[Rows from a dataset of charts and code]
(begin)
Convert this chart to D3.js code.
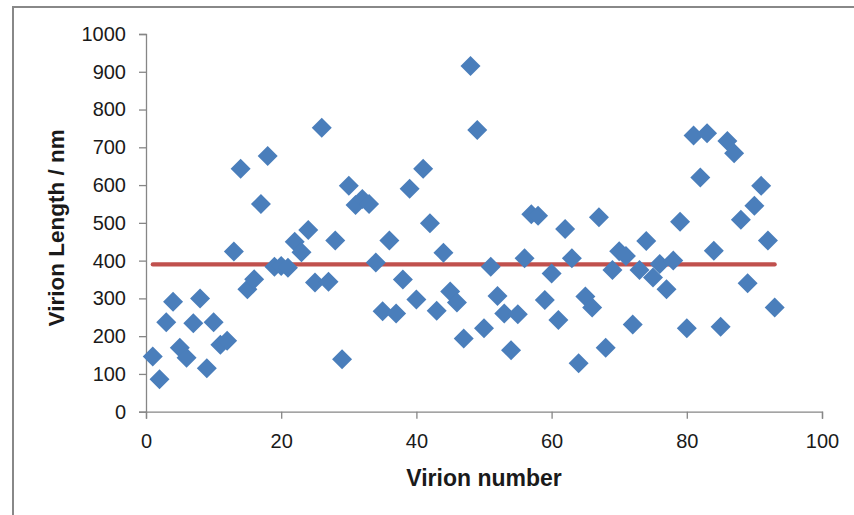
<!DOCTYPE html>
<html>
<head>
<meta charset="utf-8">
<script src="https://cdn.jsdelivr.net/npm/d3@7"></script>
<style>
  html, body { margin: 0; padding: 0; background: #fff; }
  svg { display: block; font-family: "Liberation Sans", Arial, sans-serif; }
</style>
</head>
<body>
<div id="chart"></div>
<script>
// virion lengths (nm), one per virion, numbered 1..93
const virionLength = [
  146, 86, 237, 291, 169, 143, 234, 300, 115, 237,
  177, 188, 424, 643, 324, 351, 550, 677, 384, 386,
  381, 450, 422, 481, 342, 752, 344, 453, 139, 598,
  547, 563, 550, 395, 266, 453, 260, 350, 590, 297,
  643, 499, 267, 421, 318, 289, 194, 915, 746, 221,
  384, 306, 260, 163, 258, 406, 523, 519, 296, 366,
  243, 484, 406, 128, 305, 276, 515, 169, 375, 425,
  412, 231, 375, 452, 355, 391, 324, 400, 503, 221,
  731, 620, 737, 426, 225, 717, 684, 508, 340, 545,
  598, 453, 276
];
const virionNumber = virionLength.map((_, i) => i + 1);
const meanLength = 390; // average line drawn from first to last virion

const xTicks = [0, 20, 40, 60, 80, 100];
const yTicks = [0, 100, 200, 300, 400, 500, 600, 700, 800, 900, 1000];

const width = 854, height = 515;
const margin = { top: 34, right: 32, bottom: 103, left: 146 };

const svg = d3.select("#chart").append("svg")
  .attr("width", width)
  .attr("height", height)
  .attr("viewBox", [0, 0, width, height]);

// chart frame (only left and top edges fall inside the picture)
svg.append("rect")
  .attr("x", 13).attr("y", 7)
  .attr("width", width + 20).attr("height", height + 20)
  .attr("fill", "none")
  .attr("stroke", "#888")
  .attr("stroke-width", 2);

const x = d3.scaleLinear().domain([0, 100]).range([margin.left, width - margin.right]);
const y = d3.scaleLinear().domain([0, 1000]).range([height - margin.bottom - 0.3, margin.top]);

const axisColor = "#868686";

// y axis
const yAxis = svg.append("g")
  .attr("transform", `translate(${margin.left},0)`)
  .call(d3.axisLeft(y).tickValues(yTicks).tickSize(7).tickPadding(13).tickFormat(d3.format("d")));
yAxis.select(".domain").attr("stroke", axisColor).attr("stroke-width", 1.3);
yAxis.selectAll(".tick line").attr("stroke", axisColor).attr("stroke-width", 1.3);
yAxis.selectAll(".tick text")
  .attr("font-family", "Liberation Sans, Arial, sans-serif")
  .attr("font-size", "20px")
  .attr("fill", "#1a1a1a");

// x axis
const xAxis = svg.append("g")
  .attr("transform", `translate(0,${y(0)})`)
  .call(d3.axisBottom(x).tickValues(xTicks).tickSize(7).tickPadding(15).tickFormat(d3.format("d")));
xAxis.select(".domain").attr("stroke", axisColor).attr("stroke-width", 1.3);
xAxis.selectAll(".tick line").attr("stroke", axisColor).attr("stroke-width", 1.3);
xAxis.selectAll(".tick text")
  .attr("font-family", "Liberation Sans, Arial, sans-serif")
  .attr("font-size", "20px")
  .attr("fill", "#1a1a1a");

// axis titles
svg.append("text")
  .attr("x", (x(0) + x(100)) / 2 - 0)
  .attr("y", 486)
  .attr("text-anchor", "middle")
  .attr("font-weight", "bold")
  .attr("font-size", "23px")
  .attr("fill", "#1a1a1a")
  .text("Virion number");

svg.append("text")
  .attr("transform", `translate(64,${(y(0) + y(1000)) / 2 + 5}) rotate(-90)`)
  .attr("text-anchor", "middle")
  .attr("font-weight", "bold")
  .attr("font-size", "22.5px")
  .attr("fill", "#1a1a1a")
  .text("Virion Length / nm");

// mean line
svg.append("line")
  .attr("x1", x(virionNumber[0]))
  .attr("x2", x(virionNumber[virionNumber.length - 1]))
  .attr("y1", y(meanLength))
  .attr("y2", y(meanLength))
  .attr("stroke", "#c0504d")
  .attr("stroke-width", 4.2)
  .attr("stroke-linecap", "round");

// diamond markers
const diamond = d3.symbol().type(d3.symbolSquare).size(200);
svg.append("g")
  .selectAll("path")
  .data(virionLength)
  .join("path")
  .attr("d", diamond)
  .attr("transform", (d, i) => `translate(${x(virionNumber[i])},${y(d)}) rotate(45)`)
  .attr("fill", "#4a7ebb");
</script>
</body>
</html>
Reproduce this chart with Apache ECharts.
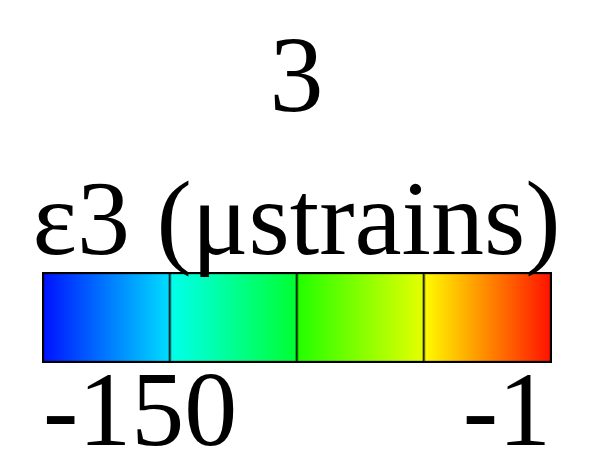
(end)
DIRECTION — Print the complete listing exactly, apart from any pictures.

SOLUTION BELOW —
Convert this chart to D3.js code.
<!DOCTYPE html>
<html>
<head>
<meta charset="utf-8">
<script src="https://cdn.jsdelivr.net/npm/d3@7"></script>
<style>
  html, body { margin: 0; padding: 0; background: #fff; }
  svg { display: block; font-family: "Liberation Sans", Arial, sans-serif; }
</style>
</head>
<body>
<div id="chart"></div>
<script>
// virion lengths (nm), one per virion, numbered 1..93
const virionLength = [
  146, 86, 237, 291, 169, 143, 234, 300, 115, 237,
  177, 188, 424, 643, 324, 351, 550, 677, 384, 386,
  381, 450, 422, 481, 342, 752, 344, 453, 139, 598,
  547, 563, 550, 395, 266, 453, 260, 350, 590, 297,
  643, 499, 267, 421, 318, 289, 194, 915, 746, 221,
  384, 306, 260, 163, 258, 406, 523, 519, 296, 366,
  243, 484, 406, 128, 305, 276, 515, 169, 375, 425,
  412, 231, 375, 452, 355, 391, 324, 400, 503, 221,
  731, 620, 737, 426, 225, 717, 684, 508, 340, 545,
  598, 453, 276
];
const virionNumber = virionLength.map((_, i) => i + 1);
const meanLength = 390; // average line drawn from first to last virion

const xTicks = [0, 20, 40, 60, 80, 100];
const yTicks = [0, 100, 200, 300, 400, 500, 600, 700, 800, 900, 1000];

const width = 854, height = 515;
const margin = { top: 34, right: 32, bottom: 103, left: 146 };

const svg = d3.select("#chart").append("svg")
  .attr("width", width)
  .attr("height", height)
  .attr("viewBox", [0, 0, width, height]);

// chart frame (only left and top edges fall inside the picture)
svg.append("rect")
  .attr("x", 13).attr("y", 7)
  .attr("width", width + 20).attr("height", height + 20)
  .attr("fill", "none")
  .attr("stroke", "#888")
  .attr("stroke-width", 2);

const x = d3.scaleLinear().domain([0, 100]).range([margin.left, width - margin.right]);
const y = d3.scaleLinear().domain([0, 1000]).range([height - margin.bottom - 0.3, margin.top]);

const axisColor = "#868686";

// y axis
const yAxis = svg.append("g")
  .attr("transform", `translate(${margin.left},0)`)
  .call(d3.axisLeft(y).tickValues(yTicks).tickSize(7).tickPadding(13).tickFormat(d3.format("d")));
yAxis.select(".domain").attr("stroke", axisColor).attr("stroke-width", 1.3);
yAxis.selectAll(".tick line").attr("stroke", axisColor).attr("stroke-width", 1.3);
yAxis.selectAll(".tick text")
  .attr("font-family", "Liberation Sans, Arial, sans-serif")
  .attr("font-size", "20px")
  .attr("fill", "#1a1a1a");

// x axis
const xAxis = svg.append("g")
  .attr("transform", `translate(0,${y(0)})`)
  .call(d3.axisBottom(x).tickValues(xTicks).tickSize(7).tickPadding(15).tickFormat(d3.format("d")));
xAxis.select(".domain").attr("stroke", axisColor).attr("stroke-width", 1.3);
xAxis.selectAll(".tick line").attr("stroke", axisColor).attr("stroke-width", 1.3);
xAxis.selectAll(".tick text")
  .attr("font-family", "Liberation Sans, Arial, sans-serif")
  .attr("font-size", "20px")
  .attr("fill", "#1a1a1a");

// axis titles
svg.append("text")
  .attr("x", (x(0) + x(100)) / 2 - 0)
  .attr("y", 486)
  .attr("text-anchor", "middle")
  .attr("font-weight", "bold")
  .attr("font-size", "23px")
  .attr("fill", "#1a1a1a")
  .text("Virion number");

svg.append("text")
  .attr("transform", `translate(64,${(y(0) + y(1000)) / 2 + 5}) rotate(-90)`)
  .attr("text-anchor", "middle")
  .attr("font-weight", "bold")
  .attr("font-size", "22.5px")
  .attr("fill", "#1a1a1a")
  .text("Virion Length / nm");

// mean line
svg.append("line")
  .attr("x1", x(virionNumber[0]))
  .attr("x2", x(virionNumber[virionNumber.length - 1]))
  .attr("y1", y(meanLength))
  .attr("y2", y(meanLength))
  .attr("stroke", "#c0504d")
  .attr("stroke-width", 4.2)
  .attr("stroke-linecap", "round");

// diamond markers
const diamond = d3.symbol().type(d3.symbolSquare).size(200);
svg.append("g")
  .selectAll("path")
  .data(virionLength)
  .join("path")
  .attr("d", diamond)
  .attr("transform", (d, i) => `translate(${x(virionNumber[i])},${y(d)}) rotate(45)`)
  .attr("fill", "#4a7ebb");
</script>
</body>
</html>
Reproduce this chart with Apache ECharts.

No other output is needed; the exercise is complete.